Tout d’abord, Jean-Luc Mélenchon est certes crédité de 15 à 17% des intentions de votes, la certitude de ses sympathisants demeure inférieure à celle de ses opposants : 66% contre 76% pour François Hollande et 78% pour Nicolas Sarkozy. Un différentiel qui aurait tendance à favoriser les transferts à la défaveur du candidat Mélenchon.
De plus, Jean-Luc Mélenchon est perçu comme un vrai candidat de gauche à la différence de François Hollande que certains sympathisants socialistes jugent trop « social-démocrate ». Aussi, et malgré l’avance dont dispose Hollande au 2nd tour, le « vote utile » sera une thématique qui sera mise en avant dimanche 22 avril. En effet, si le risque d’un 21 avril bis semble hors de portée, le score du 1er tour aura son importance en prévision de l’entre deux tours.

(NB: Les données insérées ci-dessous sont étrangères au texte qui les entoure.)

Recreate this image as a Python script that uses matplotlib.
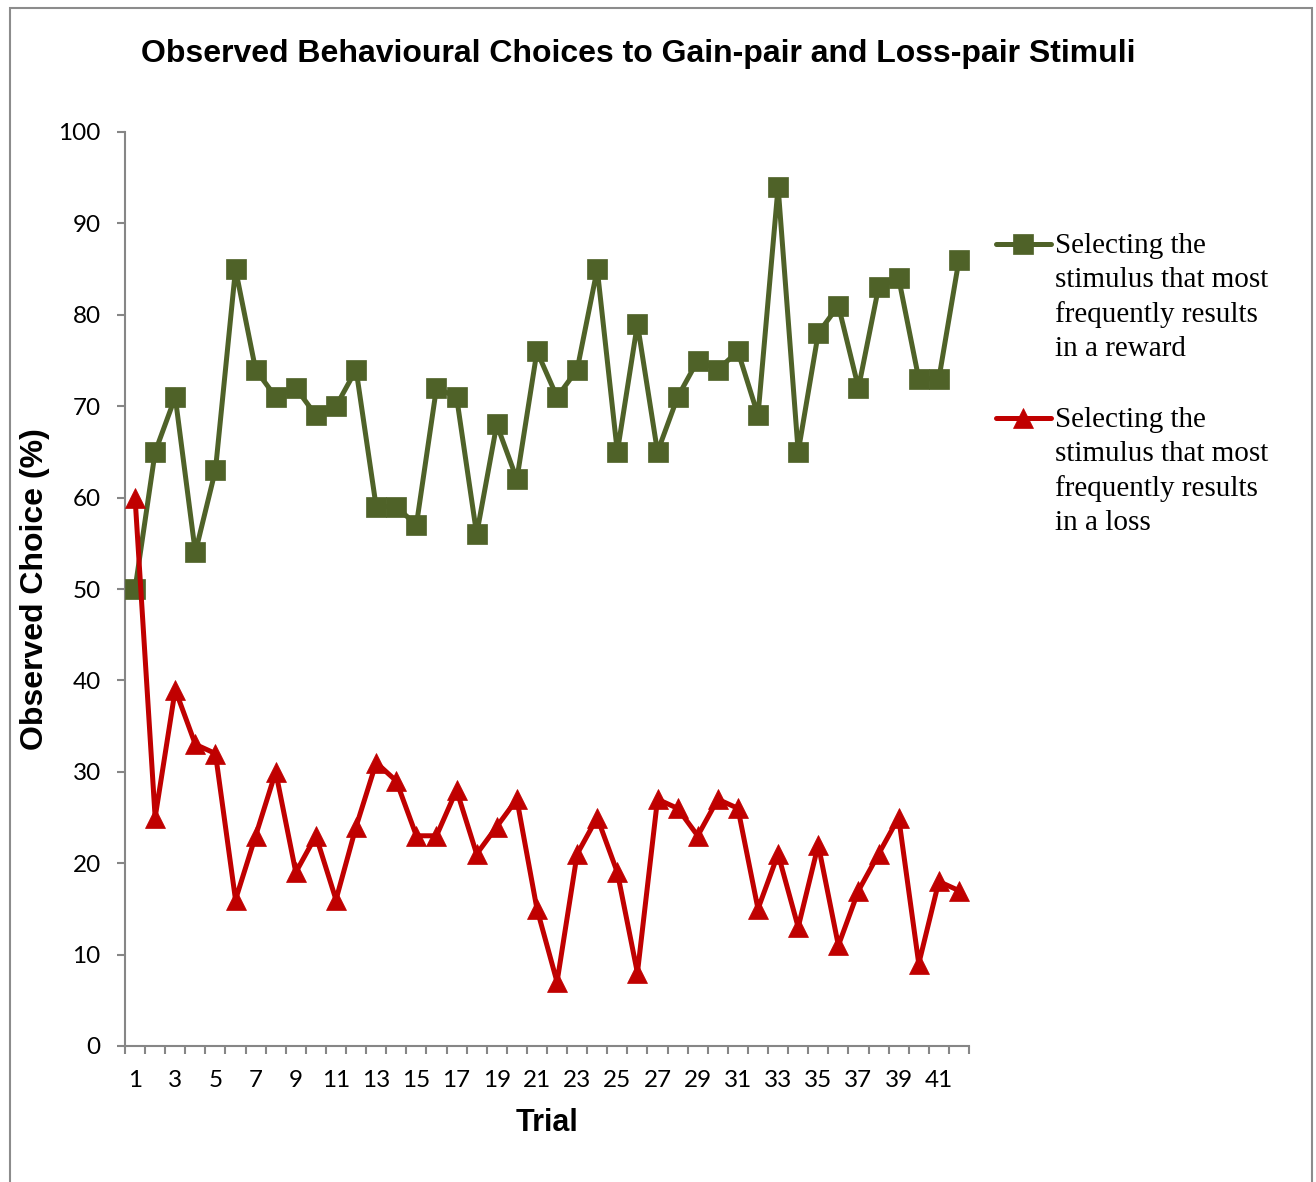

Enfin, le récent succès de Jean-Luc Mélenchon et sa prise de poids à Gauche pourrait lui faire perdre quelques suffrages à sa gauche où les candidats Poutou et Arthaud semblent bénéficier de l’égalité du temps de parole décrétée par le Conseil Supérieur de l’Audiovisuel.
L’insondable vote Front National
A l’autre extrémité de l’échiquier politique, la candidature de Marine Le Pen semble, elle, connaitre une dynamique inverse (baisse de 2 points d’intentions de vote sur un mois). Possible candidate au second tour il y a un peu plus d’un an (sondage Harris Interactive pour Le Parisien), la nouvelle présidente du FN voit sa candidature stagner à la baisse depuis janvier : 15 points contre 19 selon CSA. De plus, on note une plus grande certitude du choix chez les électeurs potentiels du FN : 73%, soit 7 de plus que pour Mélenchon. On pourrait également insister sur la montée des sujets liés à la sécurité (affaire Merah, série de meurtres dans l’Essonne, arrestations, etc.) Enfin, les nombreux sondages de second tour sont un facteur qui pourrait peser dès le premier tour avec une possible démobilisation de l’électorat en faveur de Nicolas Sarkozy.
Cette analyse ne pourrait cependant être complète sans évoquer la particularité du vote FN ou Le Pen, au choix. Sujet de controverses au sein des instituts de sondages pendant plus de vingt ans lorsque Jean-Marie Le Pen menait le Parti, le vote « Marine » partage cette caractéristique et n’en finit pas d’interroger le microcosme. En effet, l’absence de référentiels lors d’une élection présidentielle permettant d’évaluer la précision du vote Marine Le Pen laisse planer un doute.
Quoi qu’il en soit, le score cumulé des partis extrêmes devrait approcher les 40% au soir du 1er tour. C’est sans doute à ce défi, celui de la crise du modèle démocratique, que devra répondre en priorité le prochain Président.